● **Work required**: Return each line of the listing that contains the string "this".

● **Given records**:
------------
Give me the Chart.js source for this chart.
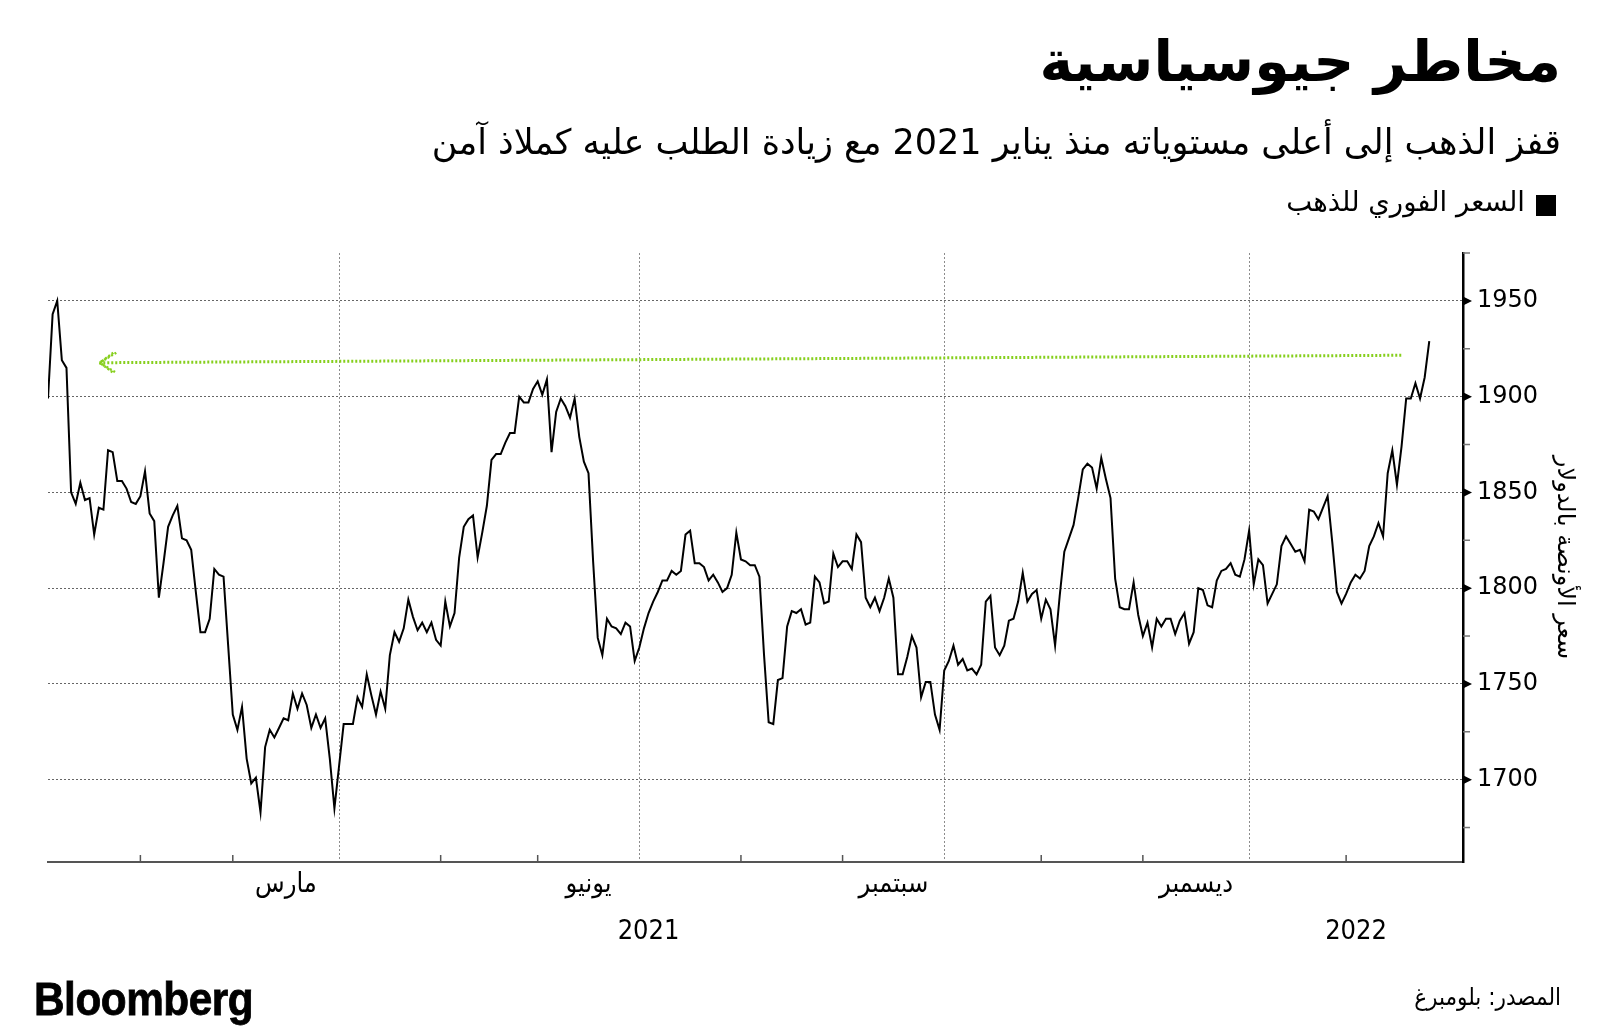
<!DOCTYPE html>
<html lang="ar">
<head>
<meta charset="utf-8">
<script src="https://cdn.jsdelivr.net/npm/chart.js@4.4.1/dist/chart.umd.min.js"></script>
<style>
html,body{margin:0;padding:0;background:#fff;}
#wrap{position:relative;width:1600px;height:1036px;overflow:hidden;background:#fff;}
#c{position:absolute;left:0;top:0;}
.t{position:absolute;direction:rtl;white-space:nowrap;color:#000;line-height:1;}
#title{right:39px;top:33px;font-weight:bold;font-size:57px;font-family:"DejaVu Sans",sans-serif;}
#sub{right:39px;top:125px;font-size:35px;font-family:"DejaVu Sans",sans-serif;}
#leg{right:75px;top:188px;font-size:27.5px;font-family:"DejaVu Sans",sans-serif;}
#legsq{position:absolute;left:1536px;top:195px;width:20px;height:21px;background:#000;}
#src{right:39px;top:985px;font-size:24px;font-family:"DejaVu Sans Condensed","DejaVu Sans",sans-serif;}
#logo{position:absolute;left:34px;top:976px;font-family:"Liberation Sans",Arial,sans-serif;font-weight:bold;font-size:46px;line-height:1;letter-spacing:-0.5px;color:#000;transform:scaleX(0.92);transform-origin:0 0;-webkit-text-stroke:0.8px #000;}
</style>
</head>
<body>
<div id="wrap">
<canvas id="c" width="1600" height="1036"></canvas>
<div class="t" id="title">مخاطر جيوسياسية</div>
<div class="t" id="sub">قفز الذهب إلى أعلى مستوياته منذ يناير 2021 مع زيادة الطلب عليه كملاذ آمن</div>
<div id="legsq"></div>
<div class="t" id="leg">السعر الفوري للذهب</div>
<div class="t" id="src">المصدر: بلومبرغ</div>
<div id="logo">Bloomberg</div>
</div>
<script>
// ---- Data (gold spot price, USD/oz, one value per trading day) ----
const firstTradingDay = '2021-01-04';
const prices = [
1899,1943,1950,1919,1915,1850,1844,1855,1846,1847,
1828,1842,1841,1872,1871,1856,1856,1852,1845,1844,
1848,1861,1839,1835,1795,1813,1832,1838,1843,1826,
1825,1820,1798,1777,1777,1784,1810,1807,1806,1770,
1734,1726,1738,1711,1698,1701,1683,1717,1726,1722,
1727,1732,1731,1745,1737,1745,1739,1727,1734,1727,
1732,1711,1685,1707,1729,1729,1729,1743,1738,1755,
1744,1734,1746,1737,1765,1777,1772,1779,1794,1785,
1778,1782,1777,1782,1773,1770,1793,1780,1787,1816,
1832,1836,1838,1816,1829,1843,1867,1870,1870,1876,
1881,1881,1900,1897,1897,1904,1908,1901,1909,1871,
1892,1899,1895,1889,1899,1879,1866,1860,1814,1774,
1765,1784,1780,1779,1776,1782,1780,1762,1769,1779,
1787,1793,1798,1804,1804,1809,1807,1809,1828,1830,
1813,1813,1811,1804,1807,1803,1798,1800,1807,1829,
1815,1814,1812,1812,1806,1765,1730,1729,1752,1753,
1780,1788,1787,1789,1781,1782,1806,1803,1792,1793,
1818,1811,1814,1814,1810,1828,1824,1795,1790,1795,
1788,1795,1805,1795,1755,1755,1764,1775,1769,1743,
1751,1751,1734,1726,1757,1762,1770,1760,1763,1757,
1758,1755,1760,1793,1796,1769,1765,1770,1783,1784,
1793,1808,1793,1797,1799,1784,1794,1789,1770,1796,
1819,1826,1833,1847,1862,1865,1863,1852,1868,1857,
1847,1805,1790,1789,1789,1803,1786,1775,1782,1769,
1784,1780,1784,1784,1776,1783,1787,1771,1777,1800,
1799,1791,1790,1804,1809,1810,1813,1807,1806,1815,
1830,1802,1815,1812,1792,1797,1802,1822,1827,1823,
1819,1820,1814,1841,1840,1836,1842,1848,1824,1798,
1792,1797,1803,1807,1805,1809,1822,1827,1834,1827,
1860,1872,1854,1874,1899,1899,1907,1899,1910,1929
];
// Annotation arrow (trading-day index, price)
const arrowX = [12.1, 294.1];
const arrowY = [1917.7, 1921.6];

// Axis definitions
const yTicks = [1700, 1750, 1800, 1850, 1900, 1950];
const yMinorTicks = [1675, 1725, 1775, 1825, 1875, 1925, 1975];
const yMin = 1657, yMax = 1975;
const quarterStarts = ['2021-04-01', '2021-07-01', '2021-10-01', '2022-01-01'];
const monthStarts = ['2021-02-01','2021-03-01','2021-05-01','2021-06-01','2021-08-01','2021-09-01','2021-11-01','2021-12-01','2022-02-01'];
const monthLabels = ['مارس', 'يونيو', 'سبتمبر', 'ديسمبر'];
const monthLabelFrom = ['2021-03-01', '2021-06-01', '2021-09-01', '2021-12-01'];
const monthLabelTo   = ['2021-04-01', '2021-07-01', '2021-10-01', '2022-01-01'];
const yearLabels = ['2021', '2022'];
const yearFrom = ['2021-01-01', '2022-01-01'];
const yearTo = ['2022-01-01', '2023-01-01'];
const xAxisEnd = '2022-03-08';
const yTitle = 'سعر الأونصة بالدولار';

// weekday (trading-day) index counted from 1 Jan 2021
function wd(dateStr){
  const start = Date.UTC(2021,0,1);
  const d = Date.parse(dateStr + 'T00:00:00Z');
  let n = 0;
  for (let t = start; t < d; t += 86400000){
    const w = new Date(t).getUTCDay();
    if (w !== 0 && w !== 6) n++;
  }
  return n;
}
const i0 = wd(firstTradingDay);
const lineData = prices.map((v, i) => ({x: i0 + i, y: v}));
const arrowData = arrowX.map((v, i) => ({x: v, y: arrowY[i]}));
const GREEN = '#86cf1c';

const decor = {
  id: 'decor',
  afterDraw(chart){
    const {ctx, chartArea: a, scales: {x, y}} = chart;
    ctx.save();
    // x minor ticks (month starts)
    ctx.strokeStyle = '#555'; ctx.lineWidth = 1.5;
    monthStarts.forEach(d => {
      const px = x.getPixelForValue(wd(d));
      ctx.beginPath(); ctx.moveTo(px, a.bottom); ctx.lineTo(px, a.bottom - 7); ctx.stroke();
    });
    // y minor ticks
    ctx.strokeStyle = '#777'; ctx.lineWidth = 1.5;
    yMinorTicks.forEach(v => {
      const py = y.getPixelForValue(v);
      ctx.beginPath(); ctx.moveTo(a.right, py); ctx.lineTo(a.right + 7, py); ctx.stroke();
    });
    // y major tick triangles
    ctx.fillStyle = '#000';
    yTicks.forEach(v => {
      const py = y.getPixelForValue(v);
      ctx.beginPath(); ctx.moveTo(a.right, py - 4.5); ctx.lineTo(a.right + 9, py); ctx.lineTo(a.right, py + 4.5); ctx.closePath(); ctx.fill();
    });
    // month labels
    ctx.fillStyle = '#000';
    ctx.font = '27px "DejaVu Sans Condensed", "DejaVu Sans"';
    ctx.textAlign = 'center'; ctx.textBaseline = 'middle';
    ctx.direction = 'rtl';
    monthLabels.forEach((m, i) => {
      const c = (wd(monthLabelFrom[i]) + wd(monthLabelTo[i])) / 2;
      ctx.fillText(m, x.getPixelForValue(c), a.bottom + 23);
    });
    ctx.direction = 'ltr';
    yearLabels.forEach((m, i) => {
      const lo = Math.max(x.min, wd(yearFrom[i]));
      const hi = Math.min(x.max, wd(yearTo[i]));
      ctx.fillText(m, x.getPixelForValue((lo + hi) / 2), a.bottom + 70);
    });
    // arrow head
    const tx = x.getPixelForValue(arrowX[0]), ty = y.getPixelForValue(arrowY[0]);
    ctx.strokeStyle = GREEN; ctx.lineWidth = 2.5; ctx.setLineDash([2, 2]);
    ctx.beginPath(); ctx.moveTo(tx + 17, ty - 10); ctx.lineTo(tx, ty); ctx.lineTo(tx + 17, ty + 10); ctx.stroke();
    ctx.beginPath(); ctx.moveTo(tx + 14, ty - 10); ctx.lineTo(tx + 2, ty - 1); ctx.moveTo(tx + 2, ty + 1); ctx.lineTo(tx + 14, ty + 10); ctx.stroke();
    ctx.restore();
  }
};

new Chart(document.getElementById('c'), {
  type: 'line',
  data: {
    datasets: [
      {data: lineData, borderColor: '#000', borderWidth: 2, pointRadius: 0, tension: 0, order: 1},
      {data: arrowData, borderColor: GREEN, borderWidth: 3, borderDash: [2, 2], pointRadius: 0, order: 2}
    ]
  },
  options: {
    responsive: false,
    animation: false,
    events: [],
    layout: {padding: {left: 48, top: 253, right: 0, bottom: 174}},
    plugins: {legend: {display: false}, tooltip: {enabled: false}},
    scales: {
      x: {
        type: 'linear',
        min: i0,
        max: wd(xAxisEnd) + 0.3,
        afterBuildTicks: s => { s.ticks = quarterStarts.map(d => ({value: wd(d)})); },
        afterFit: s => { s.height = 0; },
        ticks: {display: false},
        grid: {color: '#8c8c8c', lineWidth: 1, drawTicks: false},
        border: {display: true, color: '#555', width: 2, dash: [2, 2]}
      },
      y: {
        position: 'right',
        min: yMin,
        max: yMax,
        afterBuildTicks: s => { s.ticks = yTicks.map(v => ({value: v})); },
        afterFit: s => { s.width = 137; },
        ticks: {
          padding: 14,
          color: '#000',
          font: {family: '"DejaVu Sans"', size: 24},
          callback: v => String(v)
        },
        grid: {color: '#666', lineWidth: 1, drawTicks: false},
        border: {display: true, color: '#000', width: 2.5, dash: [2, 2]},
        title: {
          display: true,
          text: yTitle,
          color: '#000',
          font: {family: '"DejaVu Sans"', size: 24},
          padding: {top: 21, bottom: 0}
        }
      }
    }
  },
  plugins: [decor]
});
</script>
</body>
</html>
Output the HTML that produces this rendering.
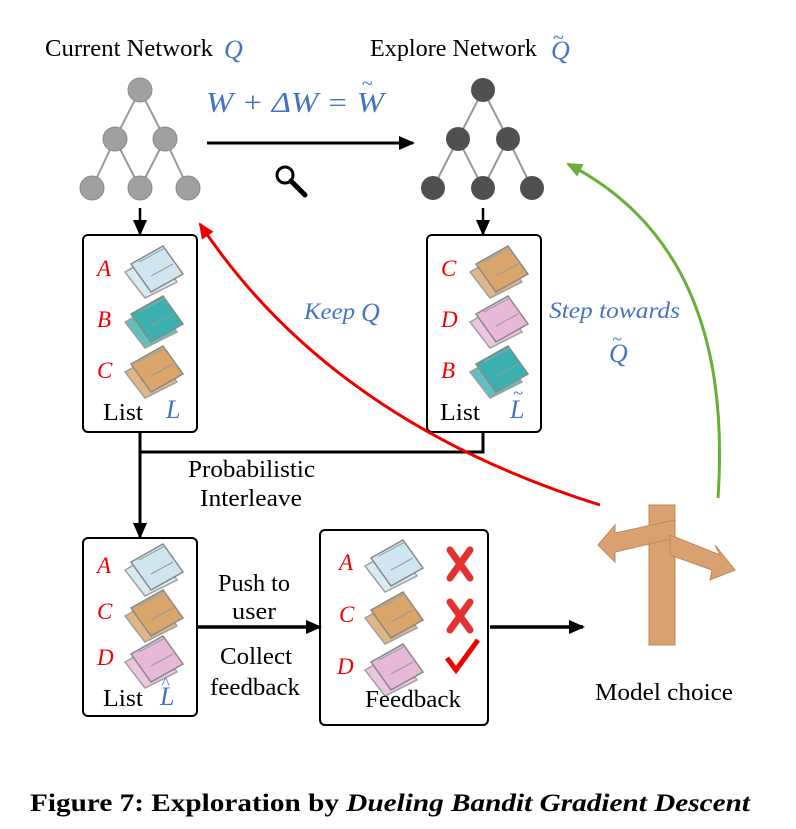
------------
● **Task output**:
Give me the Chart.js source for this chart.
Output the HTML that produces this rendering.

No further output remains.